Single by Charlie Dore

from the album Where to Now
- B-side: "Falling"
- Released: November 1979 (UK); February 1980 (North America);
- Recorded: 1979
- Studio: Crazy Mama's
- Venue: Nashville, Tennessee, US
- Genre: Folk rock; pop rock;
- Length: 3:19 (single version); 3:45 (album version);
- Label: Island
- Songwriters: Charlie Dore, Julian Littman
- Producers: Alan Tarney, Bruce Welch

Charlie Dore singles chronology
|  | "Pilot of the Airwaves" (1979) | "Fear of Flying" (1979) |

= Pilot of the Airwaves =

1979 single by Charlie Dore

"Pilot of the Airwaves" is a song by the English singer-songwriter Charlie Dore. It was released as a single in 1979 from her album Where to Now.

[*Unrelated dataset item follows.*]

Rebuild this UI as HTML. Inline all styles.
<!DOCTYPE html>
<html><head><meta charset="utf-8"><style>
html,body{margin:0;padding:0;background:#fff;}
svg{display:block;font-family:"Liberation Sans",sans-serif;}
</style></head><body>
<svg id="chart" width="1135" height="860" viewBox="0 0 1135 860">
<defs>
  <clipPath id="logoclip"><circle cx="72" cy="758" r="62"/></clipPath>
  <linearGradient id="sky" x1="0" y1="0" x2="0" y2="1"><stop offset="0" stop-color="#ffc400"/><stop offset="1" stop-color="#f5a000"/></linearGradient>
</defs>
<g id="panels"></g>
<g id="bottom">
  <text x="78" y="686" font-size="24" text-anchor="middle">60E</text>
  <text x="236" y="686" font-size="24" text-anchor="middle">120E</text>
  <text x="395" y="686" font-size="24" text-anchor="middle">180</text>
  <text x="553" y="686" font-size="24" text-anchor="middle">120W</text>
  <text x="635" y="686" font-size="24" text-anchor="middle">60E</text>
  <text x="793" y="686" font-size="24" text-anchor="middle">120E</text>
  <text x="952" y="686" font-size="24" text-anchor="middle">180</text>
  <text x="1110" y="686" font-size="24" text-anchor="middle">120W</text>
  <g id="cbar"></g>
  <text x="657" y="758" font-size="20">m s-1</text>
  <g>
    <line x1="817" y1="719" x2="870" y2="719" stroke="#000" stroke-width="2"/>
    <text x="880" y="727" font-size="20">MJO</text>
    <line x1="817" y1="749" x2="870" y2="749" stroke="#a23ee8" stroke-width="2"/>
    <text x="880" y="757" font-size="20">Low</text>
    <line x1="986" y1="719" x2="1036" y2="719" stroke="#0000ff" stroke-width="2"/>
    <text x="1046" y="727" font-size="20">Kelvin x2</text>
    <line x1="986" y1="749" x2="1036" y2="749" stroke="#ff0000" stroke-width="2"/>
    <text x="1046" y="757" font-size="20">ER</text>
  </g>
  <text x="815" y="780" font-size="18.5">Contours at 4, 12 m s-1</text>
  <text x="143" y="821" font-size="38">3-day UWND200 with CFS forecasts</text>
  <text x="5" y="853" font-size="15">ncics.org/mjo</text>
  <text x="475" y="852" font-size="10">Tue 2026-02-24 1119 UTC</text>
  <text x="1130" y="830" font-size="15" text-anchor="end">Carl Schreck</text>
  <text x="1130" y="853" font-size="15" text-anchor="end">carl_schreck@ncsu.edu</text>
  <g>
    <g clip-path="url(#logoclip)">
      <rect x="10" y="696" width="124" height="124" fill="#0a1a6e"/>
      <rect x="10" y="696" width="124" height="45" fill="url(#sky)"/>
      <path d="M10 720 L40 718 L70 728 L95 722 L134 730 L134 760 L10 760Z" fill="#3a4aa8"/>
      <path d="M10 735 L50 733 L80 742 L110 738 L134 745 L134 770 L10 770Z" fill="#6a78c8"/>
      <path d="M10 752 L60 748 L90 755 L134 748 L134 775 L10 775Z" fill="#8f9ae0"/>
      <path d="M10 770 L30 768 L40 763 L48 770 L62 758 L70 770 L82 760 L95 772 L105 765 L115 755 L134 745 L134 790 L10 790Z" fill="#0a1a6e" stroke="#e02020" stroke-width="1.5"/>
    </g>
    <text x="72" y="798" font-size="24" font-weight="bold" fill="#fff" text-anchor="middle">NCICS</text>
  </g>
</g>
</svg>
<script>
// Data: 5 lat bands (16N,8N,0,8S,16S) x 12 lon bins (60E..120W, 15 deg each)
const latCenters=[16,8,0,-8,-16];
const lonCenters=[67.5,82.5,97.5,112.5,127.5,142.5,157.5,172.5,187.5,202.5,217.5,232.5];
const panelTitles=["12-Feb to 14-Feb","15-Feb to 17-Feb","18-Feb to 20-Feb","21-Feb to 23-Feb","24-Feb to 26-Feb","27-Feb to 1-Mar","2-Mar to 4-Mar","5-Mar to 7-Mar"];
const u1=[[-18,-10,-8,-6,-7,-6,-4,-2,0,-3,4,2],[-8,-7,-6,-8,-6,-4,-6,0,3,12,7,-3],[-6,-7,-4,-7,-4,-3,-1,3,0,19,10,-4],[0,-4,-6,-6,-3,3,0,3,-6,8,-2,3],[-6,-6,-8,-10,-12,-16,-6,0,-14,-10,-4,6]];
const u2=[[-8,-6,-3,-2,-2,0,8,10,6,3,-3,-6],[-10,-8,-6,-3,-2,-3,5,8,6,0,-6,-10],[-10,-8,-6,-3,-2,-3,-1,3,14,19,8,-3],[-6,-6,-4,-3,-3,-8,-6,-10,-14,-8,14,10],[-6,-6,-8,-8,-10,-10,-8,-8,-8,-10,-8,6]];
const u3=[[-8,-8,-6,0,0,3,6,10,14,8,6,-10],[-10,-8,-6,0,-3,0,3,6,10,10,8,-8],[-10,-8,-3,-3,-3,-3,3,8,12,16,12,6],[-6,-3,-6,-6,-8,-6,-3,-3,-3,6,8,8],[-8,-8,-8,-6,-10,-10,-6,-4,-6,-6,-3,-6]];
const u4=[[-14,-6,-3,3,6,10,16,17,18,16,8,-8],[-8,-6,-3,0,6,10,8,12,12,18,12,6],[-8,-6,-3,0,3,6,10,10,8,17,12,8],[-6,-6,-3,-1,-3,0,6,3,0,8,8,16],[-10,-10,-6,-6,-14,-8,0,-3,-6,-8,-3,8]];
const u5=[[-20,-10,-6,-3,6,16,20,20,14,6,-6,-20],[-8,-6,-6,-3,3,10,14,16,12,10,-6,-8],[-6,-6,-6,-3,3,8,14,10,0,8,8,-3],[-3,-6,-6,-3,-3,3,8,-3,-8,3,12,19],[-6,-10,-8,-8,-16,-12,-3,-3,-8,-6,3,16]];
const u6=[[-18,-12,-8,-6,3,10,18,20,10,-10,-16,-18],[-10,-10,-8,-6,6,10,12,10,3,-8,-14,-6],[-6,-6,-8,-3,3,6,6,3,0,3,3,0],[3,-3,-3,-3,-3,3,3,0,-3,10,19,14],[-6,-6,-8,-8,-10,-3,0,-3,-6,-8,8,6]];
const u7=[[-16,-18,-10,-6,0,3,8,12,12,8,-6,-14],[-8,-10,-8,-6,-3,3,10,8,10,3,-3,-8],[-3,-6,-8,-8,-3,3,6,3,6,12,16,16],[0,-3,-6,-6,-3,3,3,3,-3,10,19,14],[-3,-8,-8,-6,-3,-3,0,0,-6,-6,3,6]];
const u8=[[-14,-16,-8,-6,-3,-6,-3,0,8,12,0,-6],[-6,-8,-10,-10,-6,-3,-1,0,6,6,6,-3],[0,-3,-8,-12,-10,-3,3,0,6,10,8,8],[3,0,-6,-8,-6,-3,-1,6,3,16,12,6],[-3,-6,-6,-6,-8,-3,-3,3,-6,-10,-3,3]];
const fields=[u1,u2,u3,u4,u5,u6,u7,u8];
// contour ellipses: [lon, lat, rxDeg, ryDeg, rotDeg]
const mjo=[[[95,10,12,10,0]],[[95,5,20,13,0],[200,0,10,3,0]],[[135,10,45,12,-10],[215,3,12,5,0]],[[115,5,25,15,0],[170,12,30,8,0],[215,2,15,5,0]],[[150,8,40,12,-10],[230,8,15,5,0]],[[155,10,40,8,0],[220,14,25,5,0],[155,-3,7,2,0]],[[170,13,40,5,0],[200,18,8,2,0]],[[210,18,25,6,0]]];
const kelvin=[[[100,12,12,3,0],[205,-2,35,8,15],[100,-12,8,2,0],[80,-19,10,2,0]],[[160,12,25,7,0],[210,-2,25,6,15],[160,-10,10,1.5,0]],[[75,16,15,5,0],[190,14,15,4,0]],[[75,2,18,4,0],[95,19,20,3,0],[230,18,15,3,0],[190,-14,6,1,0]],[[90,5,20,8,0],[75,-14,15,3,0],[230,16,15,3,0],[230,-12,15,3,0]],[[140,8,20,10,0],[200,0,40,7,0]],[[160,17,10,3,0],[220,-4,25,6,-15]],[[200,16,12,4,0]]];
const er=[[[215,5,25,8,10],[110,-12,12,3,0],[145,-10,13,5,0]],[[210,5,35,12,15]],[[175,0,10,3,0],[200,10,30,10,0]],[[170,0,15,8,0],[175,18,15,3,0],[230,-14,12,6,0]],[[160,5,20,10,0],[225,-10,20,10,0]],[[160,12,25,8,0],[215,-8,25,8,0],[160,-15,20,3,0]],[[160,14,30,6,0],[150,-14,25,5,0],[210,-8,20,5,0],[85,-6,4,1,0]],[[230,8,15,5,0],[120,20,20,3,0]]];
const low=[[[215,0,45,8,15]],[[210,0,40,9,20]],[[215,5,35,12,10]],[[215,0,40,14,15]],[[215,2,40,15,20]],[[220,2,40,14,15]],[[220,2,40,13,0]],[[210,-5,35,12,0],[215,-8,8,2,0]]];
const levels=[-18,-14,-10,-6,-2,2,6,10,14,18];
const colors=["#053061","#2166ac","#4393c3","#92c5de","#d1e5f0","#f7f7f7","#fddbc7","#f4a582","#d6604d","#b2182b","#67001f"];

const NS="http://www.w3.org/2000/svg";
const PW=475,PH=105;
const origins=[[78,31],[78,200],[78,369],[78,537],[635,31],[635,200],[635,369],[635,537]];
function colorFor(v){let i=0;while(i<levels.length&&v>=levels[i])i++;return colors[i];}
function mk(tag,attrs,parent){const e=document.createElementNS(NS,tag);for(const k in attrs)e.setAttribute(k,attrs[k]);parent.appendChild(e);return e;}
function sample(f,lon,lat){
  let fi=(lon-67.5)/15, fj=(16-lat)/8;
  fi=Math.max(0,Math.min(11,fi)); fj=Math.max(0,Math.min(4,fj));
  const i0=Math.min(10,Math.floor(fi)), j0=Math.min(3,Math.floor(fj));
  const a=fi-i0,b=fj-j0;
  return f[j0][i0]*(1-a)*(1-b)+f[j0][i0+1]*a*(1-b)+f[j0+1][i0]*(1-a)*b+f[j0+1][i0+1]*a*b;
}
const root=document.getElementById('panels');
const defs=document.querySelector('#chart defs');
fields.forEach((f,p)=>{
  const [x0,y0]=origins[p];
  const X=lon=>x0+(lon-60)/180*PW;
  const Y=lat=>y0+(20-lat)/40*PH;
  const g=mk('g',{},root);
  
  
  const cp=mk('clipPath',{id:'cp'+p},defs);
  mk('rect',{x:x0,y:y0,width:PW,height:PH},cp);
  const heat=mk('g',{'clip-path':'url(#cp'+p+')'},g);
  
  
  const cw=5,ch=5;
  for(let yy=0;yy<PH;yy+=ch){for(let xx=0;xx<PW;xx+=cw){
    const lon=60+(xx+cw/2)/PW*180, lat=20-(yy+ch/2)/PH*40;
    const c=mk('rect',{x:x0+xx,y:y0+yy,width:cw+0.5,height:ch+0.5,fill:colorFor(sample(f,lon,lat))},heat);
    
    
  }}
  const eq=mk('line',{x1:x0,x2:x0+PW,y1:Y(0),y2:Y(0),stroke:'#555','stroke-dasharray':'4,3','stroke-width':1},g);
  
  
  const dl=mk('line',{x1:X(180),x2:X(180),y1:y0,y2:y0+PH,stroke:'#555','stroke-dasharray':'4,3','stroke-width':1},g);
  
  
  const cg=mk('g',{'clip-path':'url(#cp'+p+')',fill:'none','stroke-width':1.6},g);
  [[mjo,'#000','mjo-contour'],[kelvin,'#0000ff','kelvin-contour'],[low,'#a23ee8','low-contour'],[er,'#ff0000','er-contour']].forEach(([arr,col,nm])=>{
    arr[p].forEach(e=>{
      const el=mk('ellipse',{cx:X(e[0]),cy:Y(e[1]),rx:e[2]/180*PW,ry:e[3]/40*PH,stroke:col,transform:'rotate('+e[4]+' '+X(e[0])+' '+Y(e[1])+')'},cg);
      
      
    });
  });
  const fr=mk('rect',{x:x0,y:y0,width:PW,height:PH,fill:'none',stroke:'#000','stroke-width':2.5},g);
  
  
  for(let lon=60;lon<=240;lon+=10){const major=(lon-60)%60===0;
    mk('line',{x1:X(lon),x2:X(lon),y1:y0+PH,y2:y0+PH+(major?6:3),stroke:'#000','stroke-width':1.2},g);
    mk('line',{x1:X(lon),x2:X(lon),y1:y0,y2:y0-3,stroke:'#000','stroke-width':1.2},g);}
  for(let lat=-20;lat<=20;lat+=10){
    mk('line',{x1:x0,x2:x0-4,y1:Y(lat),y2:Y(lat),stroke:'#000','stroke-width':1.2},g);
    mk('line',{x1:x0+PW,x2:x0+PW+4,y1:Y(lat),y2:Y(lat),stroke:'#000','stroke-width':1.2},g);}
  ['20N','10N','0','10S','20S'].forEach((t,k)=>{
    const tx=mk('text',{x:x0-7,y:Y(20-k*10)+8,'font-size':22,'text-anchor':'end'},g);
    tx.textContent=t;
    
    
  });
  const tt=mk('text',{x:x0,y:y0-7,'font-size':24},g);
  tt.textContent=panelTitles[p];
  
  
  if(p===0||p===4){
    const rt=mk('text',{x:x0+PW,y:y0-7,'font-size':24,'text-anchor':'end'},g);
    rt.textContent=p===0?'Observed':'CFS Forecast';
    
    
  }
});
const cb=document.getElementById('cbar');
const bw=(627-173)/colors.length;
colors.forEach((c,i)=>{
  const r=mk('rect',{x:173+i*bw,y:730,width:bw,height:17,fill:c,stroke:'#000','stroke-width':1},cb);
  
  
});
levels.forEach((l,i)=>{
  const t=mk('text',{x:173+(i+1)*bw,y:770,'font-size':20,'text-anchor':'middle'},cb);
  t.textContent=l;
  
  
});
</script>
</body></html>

The song reached number 13 on the Billboard Hot 100, and earned her the Record World New Female Artist of the Year, and an ASCAP award. The single also charted in Canada, Australia, and Europe.

==Content==
The lyrics are from the point of view of a woman who frequently listens, late at night, to a radio disc jockey whom she calls a "pilot of the airwaves", keeping what has often been called the "dawn patrol". She admits that she has few real-life friends and that the DJ keeps her as much company as she believes she needs, describing her life and the feelings she has surrounding the fact that she considers the radio DJ her only true friend. The DJ does not need to play the selection she has requested; she does hope the DJ will do his best along those lines, adding:

I've been listening to your show on the radio,
And you seem like a friend to me.

==In history==
On 5 November 1990, "Pilot of the Airwaves" was the final track played by Radio Caroline as an unlicensed offshore radio station.

==Charts==

===Weekly charts===

| Chart (1979–1980) | Peak position |
|---|---|
| Australia (KMR) | 28 |
| Canada RPM Top 100 | 3 |
| New Zealand (RIANZ) | 12 |
| UK Singles (OCC) | 66 |
| US Billboard Hot 100 | 13 |
| US Billboard Hot Adult Contemporary Tracks | 4 |
| US Cash Box Top 100 | 12 |

===Year-end charts===

| Chart (1980) | Rank |
|---|---|
| Canada RPM Top 100 | 38 |
| US Billboard Hot 100 | 77 |

==Cover versions==
French singer Sheila recorded a version, entitled "Pilote sur les ondes", in 1980. Ingrid Peters recorded a German cover version, entitled "Weißt Du Wo Du Hingehst", in 1980.